Sujatha, the accomplished actress who passed away after a long illness yesterday, was one of them.
The industry came to a standstill when news of her unexpected death reached them. The 58 year old actress had died of heart failure, after having suffered a heart ailment.
The acclaimed actress was born on December 10, 1952, and blossomed into one of South India’s more popular character artists, acting in Tamil, Telugu, Malayalam, Kannada and even Hindi films.
Growing up in Sri Lanka and later shifting to Kerala, she did a Malayalam film Ernakulam Junction and that paved the way for future success.
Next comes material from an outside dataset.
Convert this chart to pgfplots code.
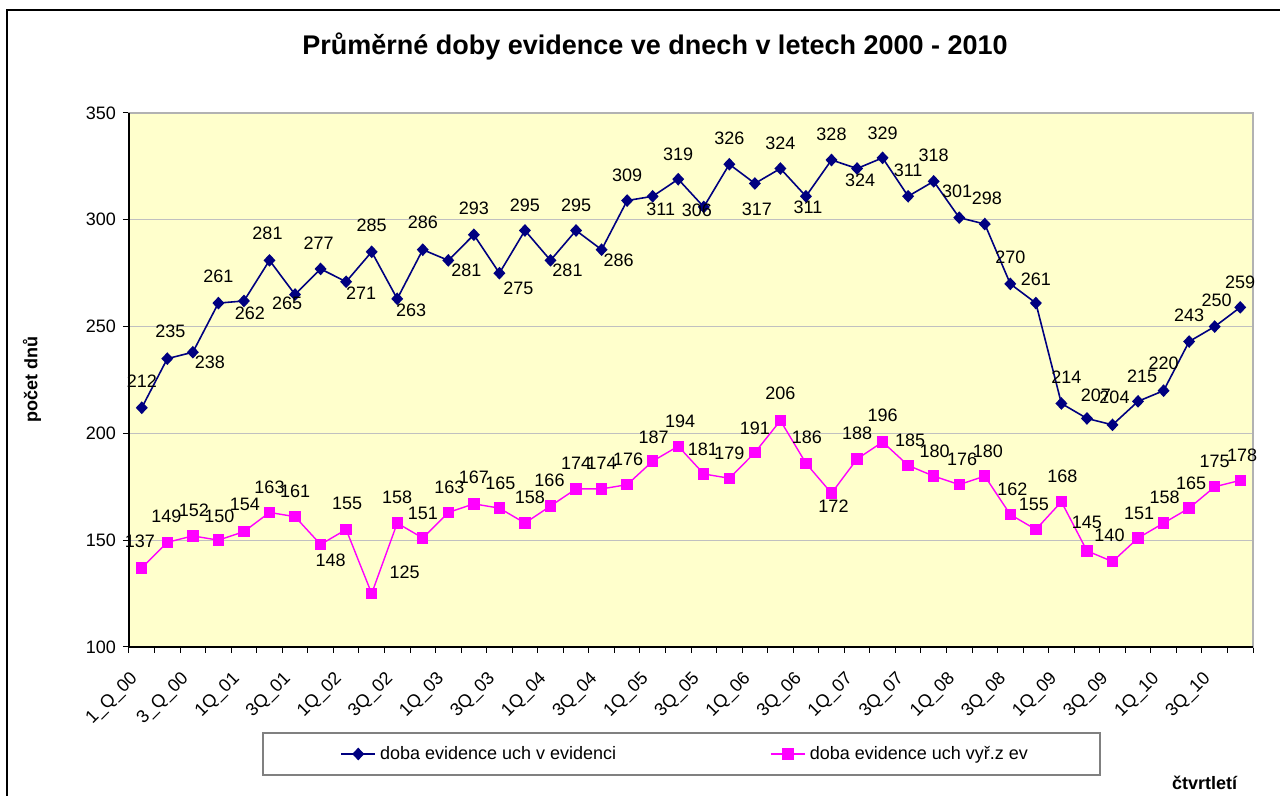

Not even she would have had any idea about how her future would be shaped. With a penchant for acting ever since childhood, she grabbed the attention of K Balachander, the man who destroyed Tamil cinema’s cliches and was soon the heroine of his Aval Oru Thodarkadhai (She’s a Never Ending Story, 1974).
And as the audience was first introduced to her character, Kavitha, in the movie cleaving though crowds in a sleeveless jacket, dealing with her co-workers in an office, they sat up in pleasant surprise. But it was when they saw her enter her home and assume the mantle of bread-winner, rattling her mother, siblings, ruthlessly questioning her drunken brother and generally running her home, did they watch her in awe.
The movie dealt with the sensitive issue of a young girl becoming the head of the family. Kavitha also had a boyfriend, a taboo subject those days, who, tired of waiting for family to regroup itself, eventually proposes to Kavitha’s sister.
This was a movie that hinged almost entirely on the strong female lead; it was all about her motives, character, the decisions she made. And Sujatha managed to bring across a strength that still showed slivers of vulnerability; an iron-clad armour with chinks in it that showed how she longed for her family’s love and understanding. Something she never received.
With accolades pouring in for her pathbreaking portrayals, Sujatha embarked on a series of movies that would made any actress worth her salt green with envy. Annakkili followed in 1976, and then came along another K Balachander classic, Avargal (1977).
This time, she was Anu, a young mother struggling to come to terms with a sadistic ex-husband, a former lover who had never responded to her pleas, and a new one, waiting to claim her heart. Once again, Sujatha’s realistic portrayal, sans theatrics won her laurels.
Yet another classic was Noolveli (1978), where she played a writer and Censor Board member with elan.
She would follow these movies with a long stint in Telugu, Kannada and Hindi, with movies such as Guppedu Manasu, Gorintaku (both 1979), Prema Tarangalu (1980), Ek Hi Bhool (1981), and a host of others.
With a long lineage of actors, she had unique opportunities to share screen space with legends such as Sivaji Ganesan, stars such as Rajnikanth Kamal Haasan among others.
Even as glamour threatened the art of serious acting, she would come into her own, with strong women-centric roles in movies such as Vidhi (1984), where she played a lawyer who battles to bring justice to her raped client.
Eventually, though, she gradually morphed into that staple of Tamil cinema well before her time: donning ‘mother’ roles. By stages, she wore white saris and mouth platitudes as she played mother to men she had starred with: Rajnikanth in Uzhaippali and Baba for example.
She went on to do similar roles in movies like Aval Varuvala, Arul and Attagasam. Her last memorable role would be that of Ajith’s mother-in-law in the hit, Varalaaru (2004).
Through it all, she still managed to invest the roles with something of her trademark: strength of character, individuality and an attitude that suggested that she wouldn’t give way, to anything. Despite all this, Tamil cinema never really utilized her talents, the way it had in the first few years of her career.
And though she spent the last few years of her career playing mother roles, Tamil cinema aficionados will perhaps choose to remember her best as the actress who brought Kavitha to life, making fiery, spirited young women a force to reckon with.